**Working data:**
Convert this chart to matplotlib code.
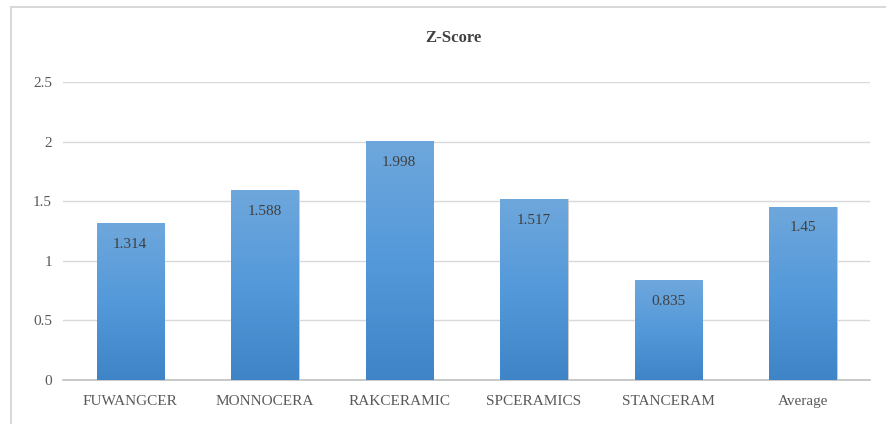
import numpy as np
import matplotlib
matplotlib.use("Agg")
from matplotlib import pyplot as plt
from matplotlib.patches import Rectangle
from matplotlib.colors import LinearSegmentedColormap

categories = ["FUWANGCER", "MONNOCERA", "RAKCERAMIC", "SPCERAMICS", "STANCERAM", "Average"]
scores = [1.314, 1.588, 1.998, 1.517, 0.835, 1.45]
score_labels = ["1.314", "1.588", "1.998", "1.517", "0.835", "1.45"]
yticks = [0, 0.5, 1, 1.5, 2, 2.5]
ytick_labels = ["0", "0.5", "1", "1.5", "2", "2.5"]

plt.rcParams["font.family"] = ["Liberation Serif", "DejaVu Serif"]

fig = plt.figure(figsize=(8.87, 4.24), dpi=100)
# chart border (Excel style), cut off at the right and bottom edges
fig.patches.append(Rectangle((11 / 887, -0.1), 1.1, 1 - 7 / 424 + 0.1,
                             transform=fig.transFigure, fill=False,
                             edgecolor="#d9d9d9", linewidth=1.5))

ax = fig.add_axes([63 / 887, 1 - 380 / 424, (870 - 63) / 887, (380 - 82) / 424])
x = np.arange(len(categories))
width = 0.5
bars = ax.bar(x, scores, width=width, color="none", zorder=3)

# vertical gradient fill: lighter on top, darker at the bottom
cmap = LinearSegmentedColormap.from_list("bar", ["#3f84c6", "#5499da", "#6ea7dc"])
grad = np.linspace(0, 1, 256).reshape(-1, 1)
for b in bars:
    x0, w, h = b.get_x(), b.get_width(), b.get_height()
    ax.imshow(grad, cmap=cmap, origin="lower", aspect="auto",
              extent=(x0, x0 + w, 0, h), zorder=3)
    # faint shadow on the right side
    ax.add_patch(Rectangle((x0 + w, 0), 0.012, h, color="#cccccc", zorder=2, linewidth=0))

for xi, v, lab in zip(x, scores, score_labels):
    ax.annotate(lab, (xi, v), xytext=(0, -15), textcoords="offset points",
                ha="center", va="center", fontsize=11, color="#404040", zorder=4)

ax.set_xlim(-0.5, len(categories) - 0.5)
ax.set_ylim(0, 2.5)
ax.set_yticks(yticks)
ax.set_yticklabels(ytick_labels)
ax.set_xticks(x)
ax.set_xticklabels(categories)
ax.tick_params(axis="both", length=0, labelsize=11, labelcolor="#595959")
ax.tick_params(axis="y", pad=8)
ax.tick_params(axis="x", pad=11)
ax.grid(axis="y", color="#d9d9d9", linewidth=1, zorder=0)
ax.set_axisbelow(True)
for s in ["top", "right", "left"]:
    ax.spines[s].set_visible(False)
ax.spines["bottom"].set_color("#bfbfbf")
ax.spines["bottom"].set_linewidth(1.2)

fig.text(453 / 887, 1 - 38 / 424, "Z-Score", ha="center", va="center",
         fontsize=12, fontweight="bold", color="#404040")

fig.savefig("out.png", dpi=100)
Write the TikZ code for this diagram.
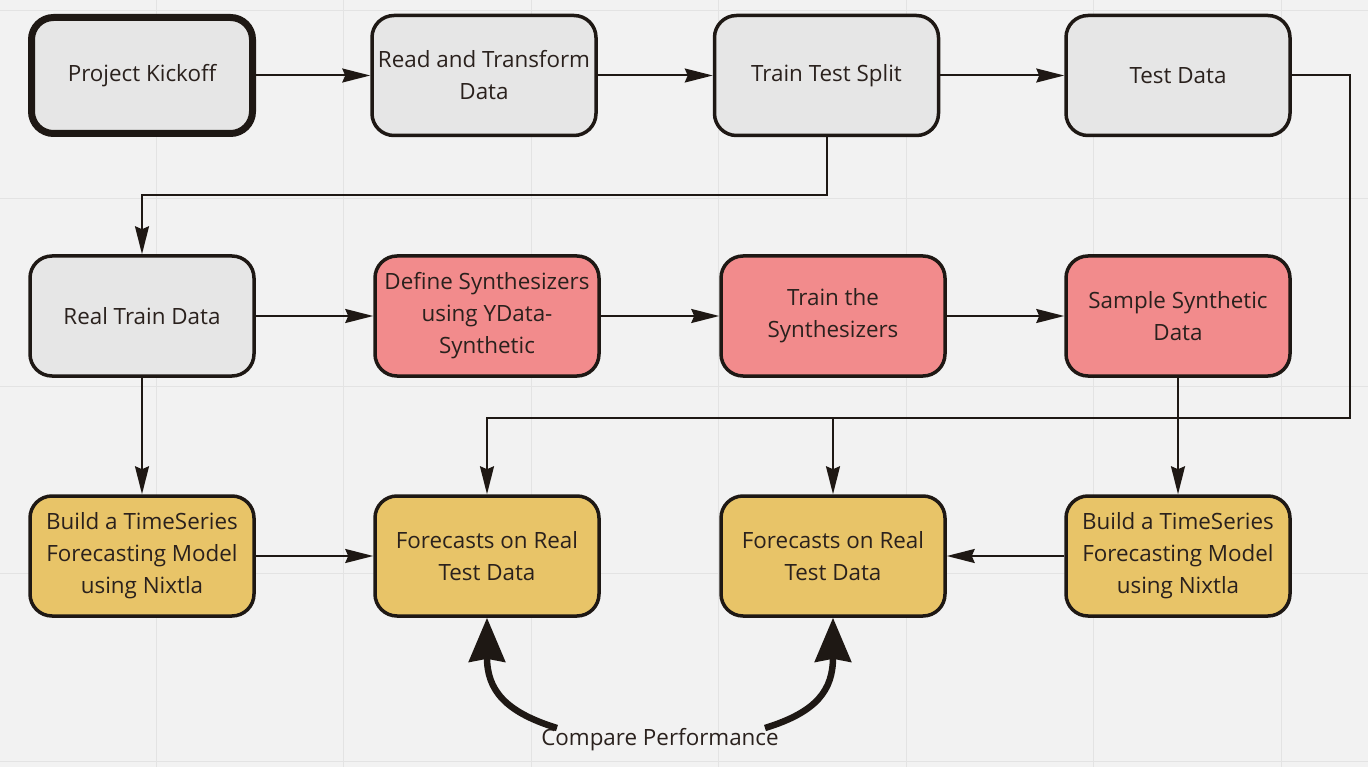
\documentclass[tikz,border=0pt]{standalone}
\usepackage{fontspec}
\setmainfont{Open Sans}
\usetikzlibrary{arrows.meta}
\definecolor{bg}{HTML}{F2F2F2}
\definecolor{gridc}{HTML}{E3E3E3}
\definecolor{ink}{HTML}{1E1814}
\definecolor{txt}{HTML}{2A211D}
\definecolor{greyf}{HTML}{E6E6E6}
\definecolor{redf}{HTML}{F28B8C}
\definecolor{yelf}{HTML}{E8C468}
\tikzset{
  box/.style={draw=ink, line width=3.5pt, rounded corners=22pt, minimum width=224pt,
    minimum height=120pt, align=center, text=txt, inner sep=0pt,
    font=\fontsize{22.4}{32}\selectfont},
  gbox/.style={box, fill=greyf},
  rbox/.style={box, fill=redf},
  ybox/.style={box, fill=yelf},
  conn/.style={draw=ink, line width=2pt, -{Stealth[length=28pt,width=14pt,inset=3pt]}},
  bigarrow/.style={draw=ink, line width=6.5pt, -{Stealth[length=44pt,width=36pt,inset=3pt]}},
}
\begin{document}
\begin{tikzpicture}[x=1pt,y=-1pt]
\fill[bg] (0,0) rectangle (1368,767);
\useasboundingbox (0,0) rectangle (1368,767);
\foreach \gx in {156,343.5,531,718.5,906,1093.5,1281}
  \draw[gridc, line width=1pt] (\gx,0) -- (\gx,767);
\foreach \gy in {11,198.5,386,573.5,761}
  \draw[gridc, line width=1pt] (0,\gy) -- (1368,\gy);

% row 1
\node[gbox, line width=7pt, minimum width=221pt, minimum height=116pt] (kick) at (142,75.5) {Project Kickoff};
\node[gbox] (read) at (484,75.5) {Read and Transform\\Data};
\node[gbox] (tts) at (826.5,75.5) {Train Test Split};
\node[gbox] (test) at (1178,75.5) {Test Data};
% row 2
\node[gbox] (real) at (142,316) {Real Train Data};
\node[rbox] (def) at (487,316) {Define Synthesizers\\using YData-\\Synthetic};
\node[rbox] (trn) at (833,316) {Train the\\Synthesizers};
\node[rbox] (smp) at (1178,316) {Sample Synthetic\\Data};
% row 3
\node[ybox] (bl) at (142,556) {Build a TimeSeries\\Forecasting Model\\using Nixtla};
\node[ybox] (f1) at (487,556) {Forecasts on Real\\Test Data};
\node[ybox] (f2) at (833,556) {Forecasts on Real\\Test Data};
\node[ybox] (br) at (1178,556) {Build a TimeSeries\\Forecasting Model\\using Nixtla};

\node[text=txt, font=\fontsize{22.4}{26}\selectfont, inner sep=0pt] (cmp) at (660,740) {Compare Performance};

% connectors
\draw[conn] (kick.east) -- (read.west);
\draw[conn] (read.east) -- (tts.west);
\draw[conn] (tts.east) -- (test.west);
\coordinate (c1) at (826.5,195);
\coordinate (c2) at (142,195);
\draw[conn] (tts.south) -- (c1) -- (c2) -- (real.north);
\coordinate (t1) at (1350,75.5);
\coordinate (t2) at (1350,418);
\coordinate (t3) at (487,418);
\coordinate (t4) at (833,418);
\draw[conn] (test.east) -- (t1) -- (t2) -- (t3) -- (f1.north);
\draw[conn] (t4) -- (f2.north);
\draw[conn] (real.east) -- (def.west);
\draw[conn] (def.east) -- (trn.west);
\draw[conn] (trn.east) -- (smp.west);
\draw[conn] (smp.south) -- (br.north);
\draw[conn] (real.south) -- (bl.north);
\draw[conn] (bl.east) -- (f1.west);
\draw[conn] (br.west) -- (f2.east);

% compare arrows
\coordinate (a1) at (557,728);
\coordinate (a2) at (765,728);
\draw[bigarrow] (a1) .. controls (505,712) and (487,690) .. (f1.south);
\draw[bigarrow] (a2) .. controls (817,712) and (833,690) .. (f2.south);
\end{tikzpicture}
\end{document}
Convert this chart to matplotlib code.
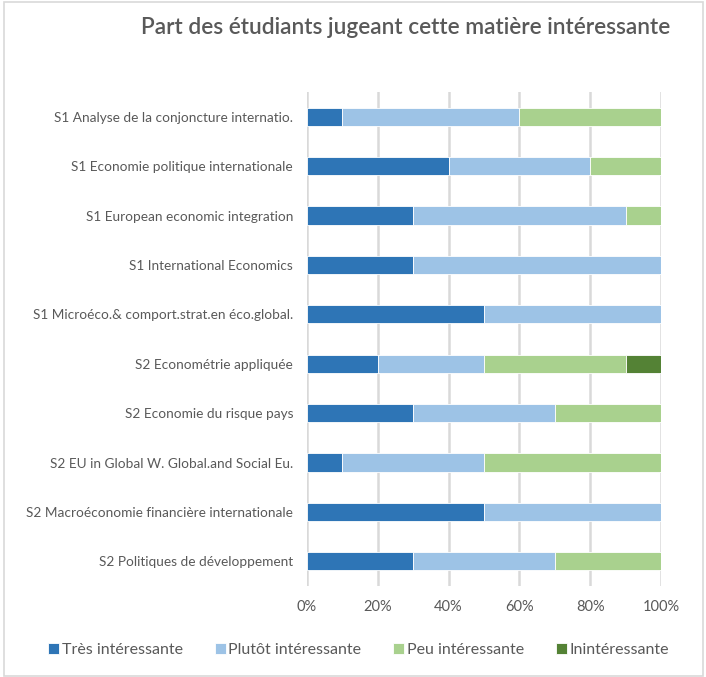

**Work required:**
What's needed is an exact copy of the lines above from the one with "Write the TikZ code for this diagram." through the one with "(0,\gy) -- (1368,\gy);", both included; the pictures stay out.

**Task output:**
Write the TikZ code for this diagram.
\documentclass[tikz,border=0pt]{standalone}
\usepackage{fontspec}
\setmainfont{Open Sans}
\usetikzlibrary{arrows.meta}
\definecolor{bg}{HTML}{F2F2F2}
\definecolor{gridc}{HTML}{E3E3E3}
\definecolor{ink}{HTML}{1E1814}
\definecolor{txt}{HTML}{2A211D}
\definecolor{greyf}{HTML}{E6E6E6}
\definecolor{redf}{HTML}{F28B8C}
\definecolor{yelf}{HTML}{E8C468}
\tikzset{
  box/.style={draw=ink, line width=3.5pt, rounded corners=22pt, minimum width=224pt,
    minimum height=120pt, align=center, text=txt, inner sep=0pt,
    font=\fontsize{22.4}{32}\selectfont},
  gbox/.style={box, fill=greyf},
  rbox/.style={box, fill=redf},
  ybox/.style={box, fill=yelf},
  conn/.style={draw=ink, line width=2pt, -{Stealth[length=28pt,width=14pt,inset=3pt]}},
  bigarrow/.style={draw=ink, line width=6.5pt, -{Stealth[length=44pt,width=36pt,inset=3pt]}},
}
\begin{document}
\begin{tikzpicture}[x=1pt,y=-1pt]
\fill[bg] (0,0) rectangle (1368,767);
\useasboundingbox (0,0) rectangle (1368,767);
\foreach \gx in {156,343.5,531,718.5,906,1093.5,1281}
  \draw[gridc, line width=1pt] (\gx,0) -- (\gx,767);
\foreach \gy in {11,198.5,386,573.5,761}
  \draw[gridc, line width=1pt] (0,\gy) -- (1368,\gy);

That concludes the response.